------ Collected data ------

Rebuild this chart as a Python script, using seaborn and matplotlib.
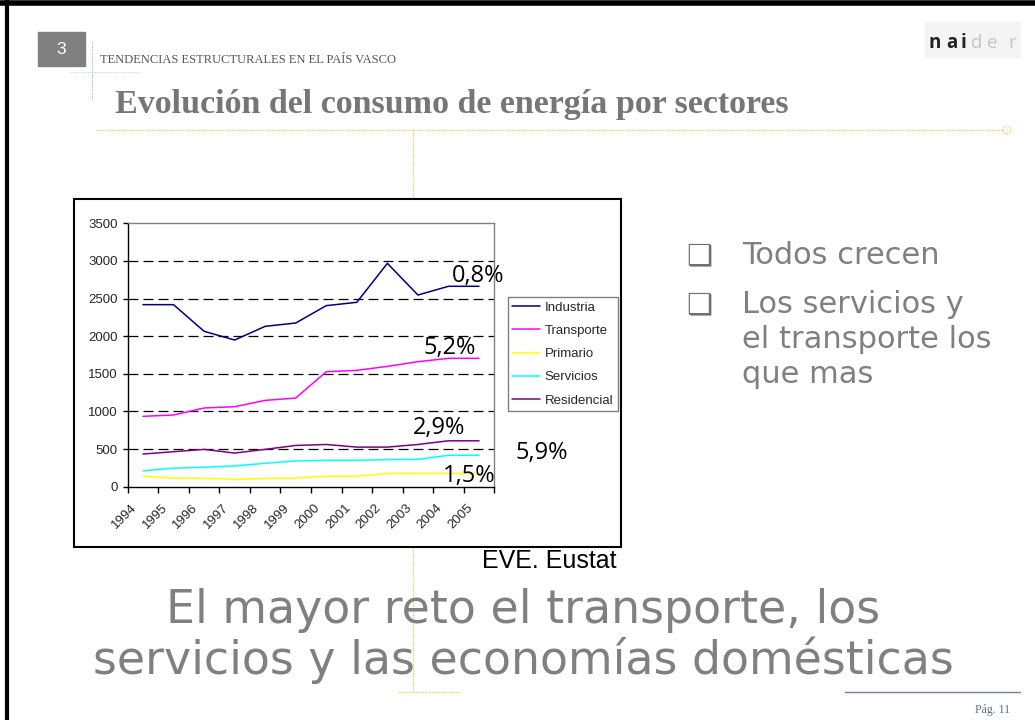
import numpy as np
import pandas as pd
import matplotlib
matplotlib.use("Agg")
import matplotlib.pyplot as plt
import matplotlib.transforms as mtransforms
from matplotlib.lines import Line2D
from matplotlib.patches import Rectangle, Ellipse
import seaborn as sns

# Datos (ktep)
years = ['1994', '1995', '1996', '1997', '1998', '1999',
         '2000', '2001', '2002', '2003', '2004', '2005']
sectores = ['Industria', 'Transporte', 'Primario', 'Servicios', 'Residencial']
industria = [2419, 2419, 2065, 1949, 2131, 2175, 2406, 2450, 2968, 2547, 2663, 2663]
transporte = [935, 953, 1046, 1063, 1147, 1178, 1528, 1546, 1599, 1661, 1706, 1706]
primario = [140, 114, 114, 96, 110, 114, 140, 140, 175, 175, 175, 175]
servicios = [211, 246, 259, 276, 311, 342, 351, 351, 360, 364, 417, 417]
residencial = [434, 465, 496, 447, 496, 548, 561, 526, 526, 561, 610, 610]
colores = ['#000080', '#ff00ff', '#ffff00', '#00ffff', '#800080']

# tasas de crecimiento anotadas (x en categorias, y en ktep)
tasas = ['0,8%', '5,2%', '2,9%', '1,5%', '5,9%']
tasas_x = [10.11, 9.17, 8.83, 9.81, 12.18]
tasas_y = [2720, 1764, 696, 66, 368]

df = pd.DataFrame({
    'Año': np.tile(years, len(sectores)),
    'Sector': np.repeat(sectores, len(years)),
    'Consumo': np.concatenate([industria, transporte, primario, servicios, residencial]),
})

W, H = 1035, 720


def fx(x):
    return x / W


def fy(y):
    return 1 - y / H


sns.set_style('ticks')
plt.rcParams['font.family'] = ['Liberation Sans', 'DejaVu Sans']

fig = plt.figure(figsize=(W / 100, H / 100), dpi=100)

# marco de la diapositiva
fig.add_artist(Line2D([fx(7), fx(7)], [0, 1], color='black', lw=3, zorder=5))
fig.add_artist(Line2D([0, 1], [fy(3), fy(3)], color='black', lw=4, zorder=5))

# cabecera
fig.add_artist(Rectangle((fx(38), fy(66)), 47 / W, 34 / H, color='#808080', zorder=1))
fig.text(fx(61.5), fy(49), '3', color='white', fontsize=12.5, ha='center', va='center')
fig.add_artist(Line2D([fx(92), fx(92)], [fy(42), fy(100)], color='#aab8c8', lw=0.8,
                      linestyle=(0, (1, 1))))
fig.add_artist(Line2D([fx(70), fx(140)], [fy(72), fy(72)], color='#c8d6e0', lw=0.8,
                      linestyle=(0, (1, 1))))
fig.text(fx(100), fy(62.7), 'TENDENCIAS ESTRUCTURALES EN EL PAÍS VASCO',
         family='Liberation Serif', fontsize=9, color='#555555')
fig.text(fx(115), fy(113.3), 'Evolución del consumo de energía por sectores',
         family='Liberation Serif', weight='bold', fontsize=24.5, color='#767676')

# logo
fig.add_artist(Rectangle((fx(925), fy(57)), 95 / W, 35 / H, color='#f4f4f4', zorder=1))
logo_x = [929, 946, 961, 971, 987, 1008]
for i, (ch, lx) in enumerate(zip('naider', logo_x)):
    fig.text(fx(lx), fy(48.3), ch, family='Open Sans',
             weight='bold' if i < 3 else 'normal',
             color='#222222' if i < 3 else '#c4c4c4', fontsize=13.5)

# lineas guia naranjas
naranja = '#f2c14e'
fig.add_artist(Line2D([fx(96), fx(1003)], [fy(129.5), fy(129.5)], color=naranja, lw=0.8,
                      linestyle=(0, (1, 1)), zorder=0.5))
fig.add_artist(Ellipse((fx(1007), fy(130)), 8 / W, 8 / H, fill=False, edgecolor=naranja,
                       lw=0.8, linestyle=(0, (1, 1)), zorder=0.5))
fig.add_artist(Line2D([fx(412.5), fx(412.5)], [fy(130), fy(692)], color=naranja, lw=0.8,
                      linestyle=(0, (1, 1)), zorder=0.5))
fig.add_artist(Line2D([fx(398), fx(461)], [fy(692), fy(692)], color=naranja, lw=0.8,
                      linestyle=(0, (1, 1)), zorder=0.5))

# recuadro del grafico
fig.add_artist(Rectangle((fx(74), fy(547)), 547 / W, 348 / H, facecolor='white',
                         edgecolor='black', lw=1.5, zorder=1))

ax = fig.add_axes([fx(127.7), fy(486.7), (494.3 - 127.7) / W, (486.7 - 223.3) / H])
ax.set_zorder(2)

sns.lineplot(data=df, x='Año', y='Consumo', hue='Sector', palette=colores,
             linewidth=1.1, sort=False, ax=ax)

ax.set_xlim(-0.5, len(years) - 0.5)
ax.set_ylim(0, 3500)
ax.set_yticks(range(0, 3501, 500))
ax.set_xlabel('')
ax.set_ylabel('')

ax.set_xticks(range(len(years)))
ax.set_xticklabels(years, rotation=45, ha='right', va='center', rotation_mode='anchor')
ax.set_xticks(np.arange(-0.5, len(years), 1), minor=True)
ax.tick_params(axis='x', which='major', length=0, pad=14, labelsize=9.5)
ax.tick_params(axis='x', which='minor', length=4, width=1, color='black', bottom=True)
ax.tick_params(axis='y', length=3.5, width=1, color='black', pad=3.5, labelsize=9.5)
offset = mtransforms.ScaledTranslation(-8 / 100, 0, fig.dpi_scale_trans)
for lab in ax.get_xticklabels():
    lab.set_transform(lab.get_transform() + offset)

for side in ['left', 'bottom']:
    ax.spines[side].set_color('black')
    ax.spines[side].set_linewidth(1)
for side in ['top', 'right']:
    ax.spines[side].set_visible(True)
    ax.spines[side].set_color('#808080')
    ax.spines[side].set_linewidth(1)

ax.yaxis.grid(True, color='black', linestyle=(0, (8, 4)), lw=0.9)
ax.xaxis.grid(False)
ax.set_axisbelow(True)
glines = ax.yaxis.get_gridlines()
glines[0].set_visible(False)
glines[-1].set_visible(False)

for t, tx, ty in zip(tasas, tasas_x, tasas_y):
    ax.text(tx, ty, t, family='Open Sans', fontsize=17, color='black',
            ha='left', va='baseline', clip_on=False)

sns.move_legend(ax, 'upper left', bbox_to_anchor=(fx(507.7), fy(297)),
                bbox_transform=fig.transFigure, title=None, frameon=True,
                fancybox=False, edgecolor='#808080', framealpha=1, fontsize=9.5,
                handlelength=2.1, handletextpad=0.35, borderpad=0.35,
                labelspacing=0.83, borderaxespad=0)
ax.get_legend().get_frame().set_linewidth(1)

fig.text(fx(617), fy(568), 'EVE. Eustat', ha='right', fontsize=18, color='black', zorder=3)

# texto lateral
gris = '#808080'
for by in [264, 313]:
    fig.text(fx(686), fy(by), '❑', family='DejaVu Sans', fontsize=21, color='#707070')
lineas = [('Todos crecen', 264), ('Los servicios y', 313),
          ('el transporte los', 348), ('que mas', 383)]
for txt, by in lineas:
    fig.text(fx(742), fy(by), txt, family='DejaVu Sans', fontsize=22, color=gris)

# conclusion
fig.text(fx(523), fy(623), 'El mayor reto el transporte, los', family='DejaVu Sans',
         fontsize=33, color=gris, ha='center', zorder=3)
fig.text(fx(523), fy(674), 'servicios y las economías domésticas', family='DejaVu Sans',
         fontsize=33, color=gris, ha='center', zorder=3)

# pie de pagina
fig.add_artist(Line2D([fx(845), fx(1020)], [fy(692), fy(692)], color='#7080a0', lw=1))
fig.text(fx(975), fy(713), 'Pág. 11', family='Liberation Serif', fontsize=8.5,
         color='#5a6a90')

fig.savefig('out.png', dpi=100)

------

Requirement
The material above must be printed exactly, with its pictures left out.

Reply to the task
Rebuild this chart as a Python script, using seaborn and matplotlib.
import numpy as np
import pandas as pd
import matplotlib
matplotlib.use("Agg")
import matplotlib.pyplot as plt
import matplotlib.transforms as mtransforms
from matplotlib.lines import Line2D
from matplotlib.patches import Rectangle, Ellipse
import seaborn as sns

# Datos (ktep)
years = ['1994', '1995', '1996', '1997', '1998', '1999',
         '2000', '2001', '2002', '2003', '2004', '2005']
sectores = ['Industria', 'Transporte', 'Primario', 'Servicios', 'Residencial']
industria = [2419, 2419, 2065, 1949, 2131, 2175, 2406, 2450, 2968, 2547, 2663, 2663]
transporte = [935, 953, 1046, 1063, 1147, 1178, 1528, 1546, 1599, 1661, 1706, 1706]
primario = [140, 114, 114, 96, 110, 114, 140, 140, 175, 175, 175, 175]
servicios = [211, 246, 259, 276, 311, 342, 351, 351, 360, 364, 417, 417]
residencial = [434, 465, 496, 447, 496, 548, 561, 526, 526, 561, 610, 610]
colores = ['#000080', '#ff00ff', '#ffff00', '#00ffff', '#800080']

# tasas de crecimiento anotadas (x en categorias, y en ktep)
tasas = ['0,8%', '5,2%', '2,9%', '1,5%', '5,9%']
tasas_x = [10.11, 9.17, 8.83, 9.81, 12.18]
tasas_y = [2720, 1764, 696, 66, 368]

df = pd.DataFrame({
    'Año': np.tile(years, len(sectores)),
    'Sector': np.repeat(sectores, len(years)),
    'Consumo': np.concatenate([industria, transporte, primario, servicios, residencial]),
})

W, H = 1035, 720


def fx(x):
    return x / W


def fy(y):
    return 1 - y / H


sns.set_style('ticks')
plt.rcParams['font.family'] = ['Liberation Sans', 'DejaVu Sans']

fig = plt.figure(figsize=(W / 100, H / 100), dpi=100)

# marco de la diapositiva
fig.add_artist(Line2D([fx(7), fx(7)], [0, 1], color='black', lw=3, zorder=5))
fig.add_artist(Line2D([0, 1], [fy(3), fy(3)], color='black', lw=4, zorder=5))

# cabecera
fig.add_artist(Rectangle((fx(38), fy(66)), 47 / W, 34 / H, color='#808080', zorder=1))
fig.text(fx(61.5), fy(49), '3', color='white', fontsize=12.5, ha='center', va='center')
fig.add_artist(Line2D([fx(92), fx(92)], [fy(42), fy(100)], color='#aab8c8', lw=0.8,
                      linestyle=(0, (1, 1))))
fig.add_artist(Line2D([fx(70), fx(140)], [fy(72), fy(72)], color='#c8d6e0', lw=0.8,
                      linestyle=(0, (1, 1))))
fig.text(fx(100), fy(62.7), 'TENDENCIAS ESTRUCTURALES EN EL PAÍS VASCO',
         family='Liberation Serif', fontsize=9, color='#555555')
fig.text(fx(115), fy(113.3), 'Evolución del consumo de energía por sectores',
         family='Liberation Serif', weight='bold', fontsize=24.5, color='#767676')

# logo
fig.add_artist(Rectangle((fx(925), fy(57)), 95 / W, 35 / H, color='#f4f4f4', zorder=1))
logo_x = [929, 946, 961, 971, 987, 1008]
for i, (ch, lx) in enumerate(zip('naider', logo_x)):
    fig.text(fx(lx), fy(48.3), ch, family='Open Sans',
             weight='bold' if i < 3 else 'normal',
             color='#222222' if i < 3 else '#c4c4c4', fontsize=13.5)

# lineas guia naranjas
naranja = '#f2c14e'
fig.add_artist(Line2D([fx(96), fx(1003)], [fy(129.5), fy(129.5)], color=naranja, lw=0.8,
                      linestyle=(0, (1, 1)), zorder=0.5))
fig.add_artist(Ellipse((fx(1007), fy(130)), 8 / W, 8 / H, fill=False, edgecolor=naranja,
                       lw=0.8, linestyle=(0, (1, 1)), zorder=0.5))
fig.add_artist(Line2D([fx(412.5), fx(412.5)], [fy(130), fy(692)], color=naranja, lw=0.8,
                      linestyle=(0, (1, 1)), zorder=0.5))
fig.add_artist(Line2D([fx(398), fx(461)], [fy(692), fy(692)], color=naranja, lw=0.8,
                      linestyle=(0, (1, 1)), zorder=0.5))

# recuadro del grafico
fig.add_artist(Rectangle((fx(74), fy(547)), 547 / W, 348 / H, facecolor='white',
                         edgecolor='black', lw=1.5, zorder=1))

ax = fig.add_axes([fx(127.7), fy(486.7), (494.3 - 127.7) / W, (486.7 - 223.3) / H])
ax.set_zorder(2)

sns.lineplot(data=df, x='Año', y='Consumo', hue='Sector', palette=colores,
             linewidth=1.1, sort=False, ax=ax)

ax.set_xlim(-0.5, len(years) - 0.5)
ax.set_ylim(0, 3500)
ax.set_yticks(range(0, 3501, 500))
ax.set_xlabel('')
ax.set_ylabel('')

ax.set_xticks(range(len(years)))
ax.set_xticklabels(years, rotation=45, ha='right', va='center', rotation_mode='anchor')
ax.set_xticks(np.arange(-0.5, len(years), 1), minor=True)
ax.tick_params(axis='x', which='major', length=0, pad=14, labelsize=9.5)
ax.tick_params(axis='x', which='minor', length=4, width=1, color='black', bottom=True)
ax.tick_params(axis='y', length=3.5, width=1, color='black', pad=3.5, labelsize=9.5)
offset = mtransforms.ScaledTranslation(-8 / 100, 0, fig.dpi_scale_trans)
for lab in ax.get_xticklabels():
    lab.set_transform(lab.get_transform() + offset)

for side in ['left', 'bottom']:
    ax.spines[side].set_color('black')
    ax.spines[side].set_linewidth(1)
for side in ['top', 'right']:
    ax.spines[side].set_visible(True)
    ax.spines[side].set_color('#808080')
    ax.spines[side].set_linewidth(1)

ax.yaxis.grid(True, color='black', linestyle=(0, (8, 4)), lw=0.9)
ax.xaxis.grid(False)
ax.set_axisbelow(True)
glines = ax.yaxis.get_gridlines()
glines[0].set_visible(False)
glines[-1].set_visible(False)

for t, tx, ty in zip(tasas, tasas_x, tasas_y):
    ax.text(tx, ty, t, family='Open Sans', fontsize=17, color='black',
            ha='left', va='baseline', clip_on=False)

sns.move_legend(ax, 'upper left', bbox_to_anchor=(fx(507.7), fy(297)),
                bbox_transform=fig.transFigure, title=None, frameon=True,
                fancybox=False, edgecolor='#808080', framealpha=1, fontsize=9.5,
                handlelength=2.1, handletextpad=0.35, borderpad=0.35,
                labelspacing=0.83, borderaxespad=0)
ax.get_legend().get_frame().set_linewidth(1)

fig.text(fx(617), fy(568), 'EVE. Eustat', ha='right', fontsize=18, color='black', zorder=3)

# texto lateral
gris = '#808080'
for by in [264, 313]:
    fig.text(fx(686), fy(by), '❑', family='DejaVu Sans', fontsize=21, color='#707070')
lineas = [('Todos crecen', 264), ('Los servicios y', 313),
          ('el transporte los', 348), ('que mas', 383)]
for txt, by in lineas:
    fig.text(fx(742), fy(by), txt, family='DejaVu Sans', fontsize=22, color=gris)

# conclusion
fig.text(fx(523), fy(623), 'El mayor reto el transporte, los', family='DejaVu Sans',
         fontsize=33, color=gris, ha='center', zorder=3)
fig.text(fx(523), fy(674), 'servicios y las economías domésticas', family='DejaVu Sans',
         fontsize=33, color=gris, ha='center', zorder=3)

# pie de pagina
fig.add_artist(Line2D([fx(845), fx(1020)], [fy(692), fy(692)], color='#7080a0', lw=1))
fig.text(fx(975), fy(713), 'Pág. 11', family='Liberation Serif', fontsize=8.5,
         color='#5a6a90')

fig.savefig('out.png', dpi=100)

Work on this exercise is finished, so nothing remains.